On Tuesday, the San Francisco-based Joyent announced its new service, a next-gen cloud object store and data services platform that allows pay-as-you-go utility analysis of unstructured data, without the need to manage infrastructure or move data. The company said that Manta allows companies to process Big Data faster, more easily, more securely and for less cost than previously.
The service is designed for such computing tasks as log analysis, search index generation, financial analysis and other such data-heavy tasks, without the need to move large amounts of data or to set up hardware or software. Joyent utilizes operating system virtualization, so that OS instances can run applications where the data is stored, eliminating the need to move the data from its object storage in order to conduct analysis. As Joyent Vice President of Engineering Bryan Cantrill told news media, “the code is smaller than the data, so it makes sense to bring the code to the data.”
Pricing by the Second
Joyent said that the ease with which analysis can be conducted means that developers, administrators and others can ask a variety of ad-hoc questions that they wouldn’t have been able to do otherwise because of the logistical requirements and cost.
It noted that a simple Web API call “replaces the need for spinning up instances,” and developers or administrators can utilize Python, node.js, R, Perl, Ruby, Java, C/C++, ffmpeg, grep, awk and others.

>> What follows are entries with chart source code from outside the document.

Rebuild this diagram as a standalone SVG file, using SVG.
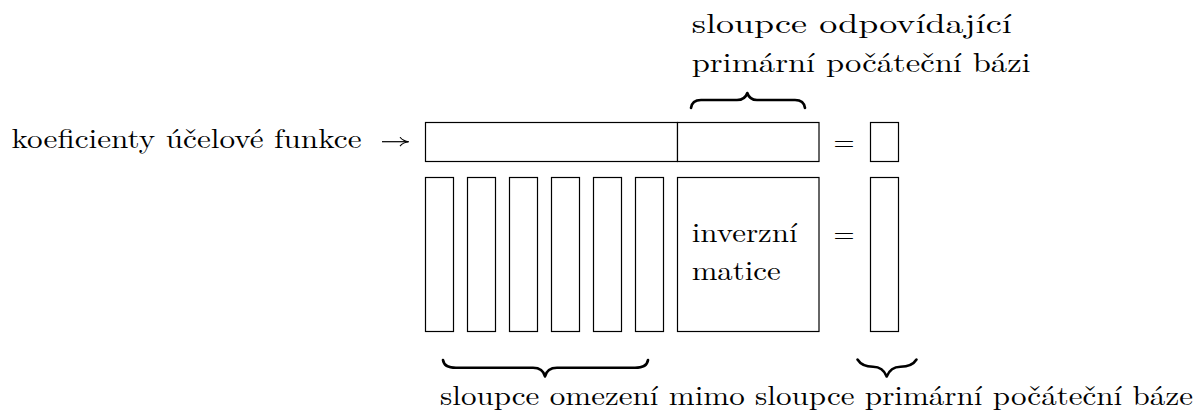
<svg xmlns="http://www.w3.org/2000/svg" width="1201" height="411" viewBox="0 0 1201 411">
<defs>
  <marker id="ah" viewBox="0 0 10 10" refX="9" refY="5" markerWidth="10" markerHeight="10" markerUnits="userSpaceOnUse" orient="auto">
    <path d="M1,0.5 Q4,4.5 10,5 Q4,5.5 1,9.5" fill="none" stroke="#000" stroke-width="1.1"/>
  </marker>
</defs>
<style>
  .box { fill: #fff; stroke: #000; stroke-width: 1.2; }
  text { font-family: 'Latin Modern Roman', 'CMU Serif', serif; font-size: 27px; fill: #000; }
  .brace { fill: none; stroke: #000; stroke-width: 2.6; stroke-linecap: round; stroke-linejoin: round; }
  .arrow { fill: none; stroke: #000; stroke-width: 1.2; }
</style>
<rect width="1201" height="411" fill="#fff"/>

<g id="label-objective">
  <text x="11.5" y="148.3" textLength="350" lengthAdjust="spacingAndGlyphs">koeficienty účelové funkce</text>
</g>

<g id="top-row-left"><rect class="box" x="425.5" y="122.5" width="252" height="39"/></g>
<g id="top-row-right"><rect class="box" x="677.5" y="122.5" width="141.5" height="39"/></g>
<g id="top-rhs"><rect class="box" x="870.5" y="122.5" width="28" height="39"/></g>

<g id="col1"><rect class="box" x="425.5" y="177.5" width="28" height="154"/></g>
<g id="col2"><rect class="box" x="467.5" y="177.5" width="28" height="154"/></g>
<g id="col3"><rect class="box" x="509.5" y="177.5" width="28" height="154"/></g>
<g id="col4"><rect class="box" x="551.5" y="177.5" width="28" height="154"/></g>
<g id="col5"><rect class="box" x="593.5" y="177.5" width="28" height="154"/></g>
<g id="col6"><rect class="box" x="635.5" y="177.5" width="28" height="154"/></g>
<g id="inverse-matrix">
  <rect class="box" x="677.5" y="177.5" width="141.5" height="154"/>
  <text x="691.7" y="241.7" textLength="106" lengthAdjust="spacingAndGlyphs">inverzní</text>
  <text x="691.7" y="280" textLength="89" lengthAdjust="spacingAndGlyphs">matice</text>
</g>
<g id="rhs-column"><rect class="box" x="870.5" y="177.5" width="28" height="154"/></g>

<g id="symbols">
  <text x="844" y="151" text-anchor="middle" font-size="30">=</text>
  <text x="844" y="243" text-anchor="middle" font-size="30">=</text>
</g>

<g id="connectors">
  <line class="arrow" x1="382" y1="141.7" x2="408" y2="141.7" marker-end="url(#ah)"/>
  <path class="brace" d="M691,108 Q692,100 701,100 L737,100 Q745,100 747.3,93 Q749.6,100 757,100 L795,100 Q804,100 805,108"/>
  <path class="brace" d="M443,360 Q444,367.7 456,367.7 L533,367.7 Q543,367.7 545,376.5 Q547,367.7 557,367.7 L635,367.7 Q647,367.7 648,360"/>
  <path class="brace" d="M857.5,359.5 Q862,366.7 873,366.7 Q883,366.7 886.7,376.5 Q890.5,366.7 900.5,366.7 Q912,366.7 916.5,359.5"/>
</g>

<g id="label-top">
  <text x="691.7" y="33.3" textLength="320" lengthAdjust="spacingAndGlyphs">sloupce odpovídající</text>
  <text x="691.7" y="71.7" textLength="339" lengthAdjust="spacingAndGlyphs">primární počáteční bázi</text>
</g>
<g id="label-bottom">
  <text x="440" y="404.5" textLength="753" lengthAdjust="spacingAndGlyphs">sloupce omezení mimo sloupce primární počáteční báze</text>
</g>
</svg>
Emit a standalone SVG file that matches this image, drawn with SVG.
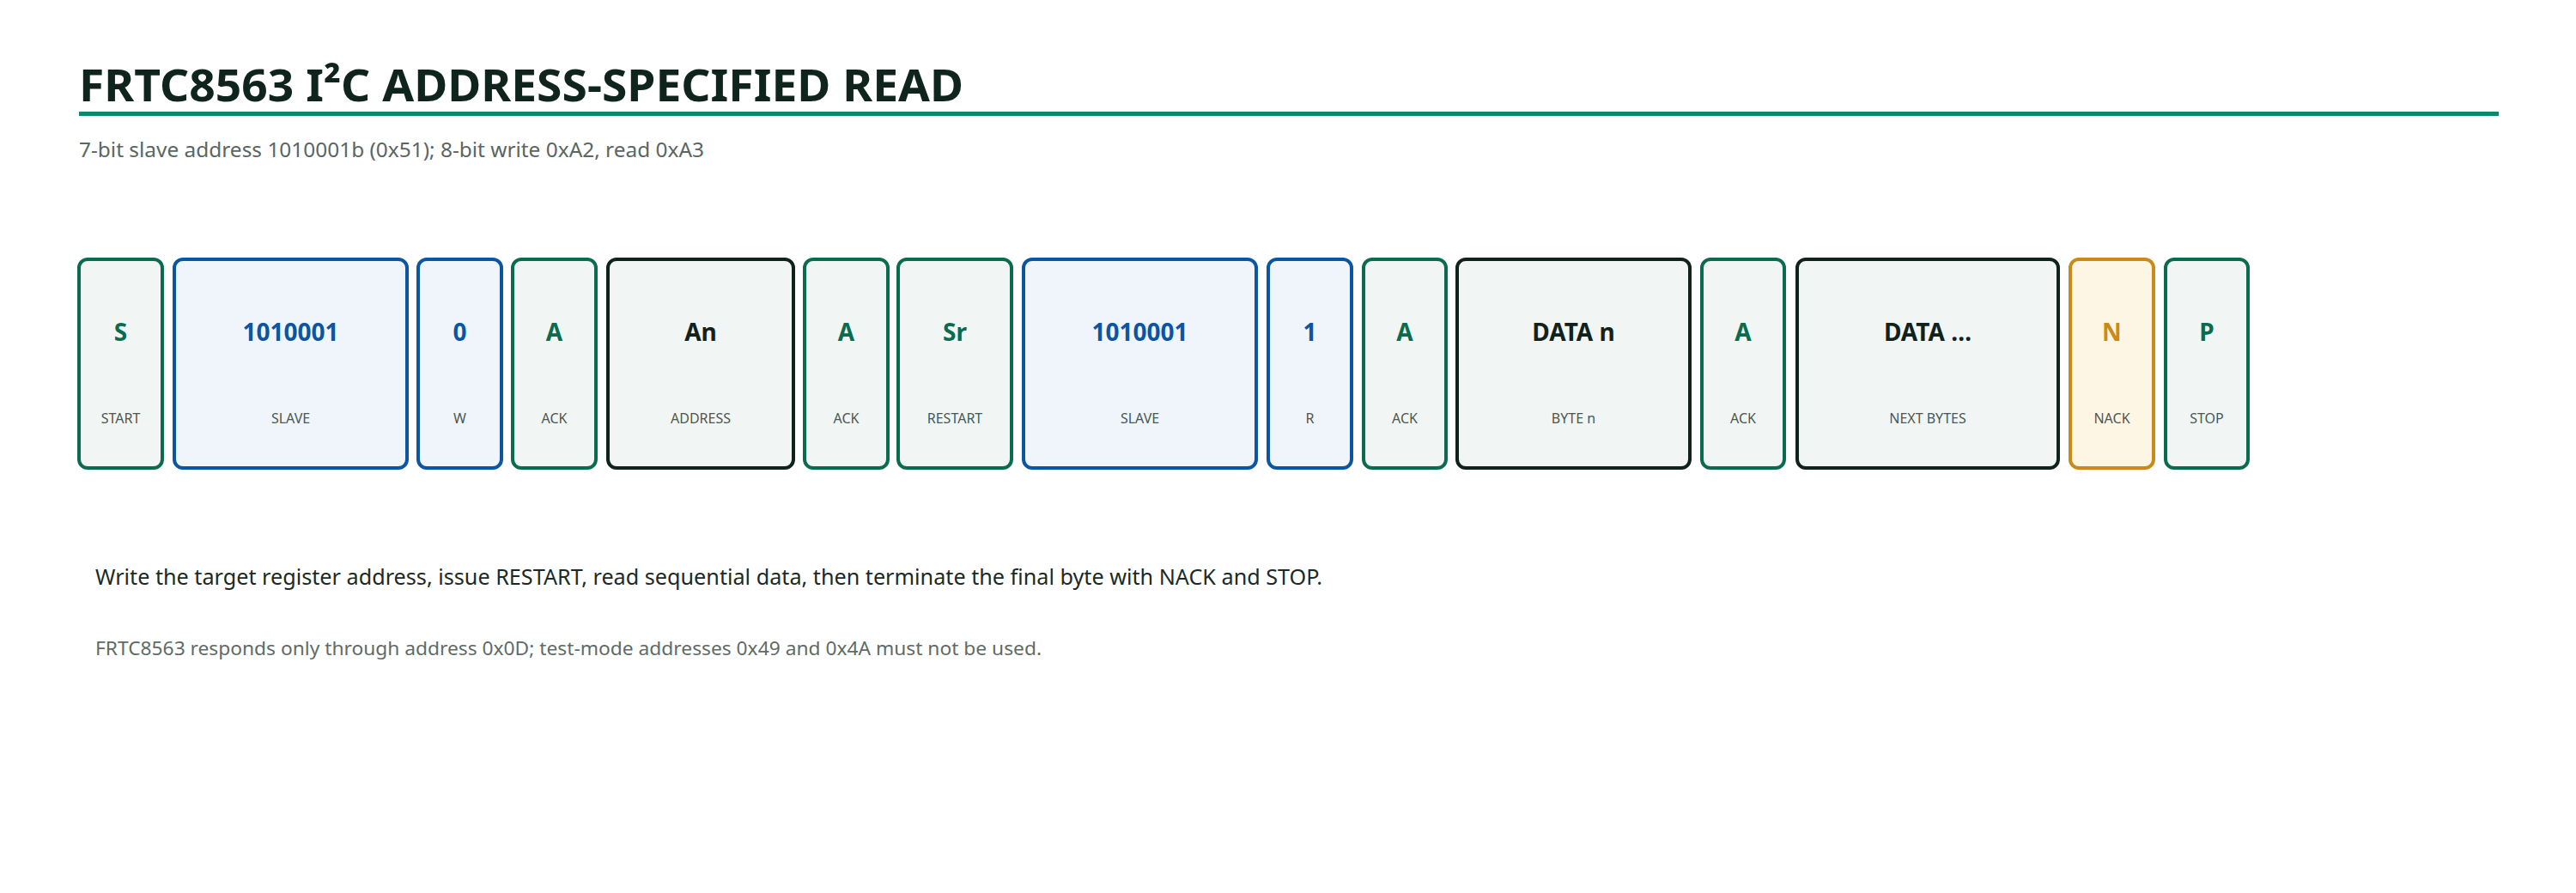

Pricing is by the second, and there are no provisioning, data movement or scheduling latency charges.
Laura DiDio, an analyst with Information Technology Intelligence Consulting, said that this availability of computing with object storage is “where the industry is going,” and added that Joyent is “playing at the leading edge of the market.”
‘On Its Head’
President and CEO Henry Wasik said in a statement that the Manta Service “ushers in a new era of innovation in data storage and analytics, as it takes a process that was once prohibitively expensive and time-consuming and completely turns it on its head.”
The company noted that industry research firm Gartner has reported 80 percent of data is unstructured, and it is growing at more than 40 percent every year. By removing the need for frameworks and clustering that large amounts of unstructured data usually require, the company said, the service is providing an object store with fine-grained replication controls, no limits on object size, per-object replication policies, and a file-system-like namespace, including directory queries.
Joyent also said that, to accommodate the ability of enterprise customers to easily and securely manage data from existing network-attached storage, backup and archive storage solutions, it has partnered with Panzura, a data storage management company, so that large volumes of unstructured data can be readily moved.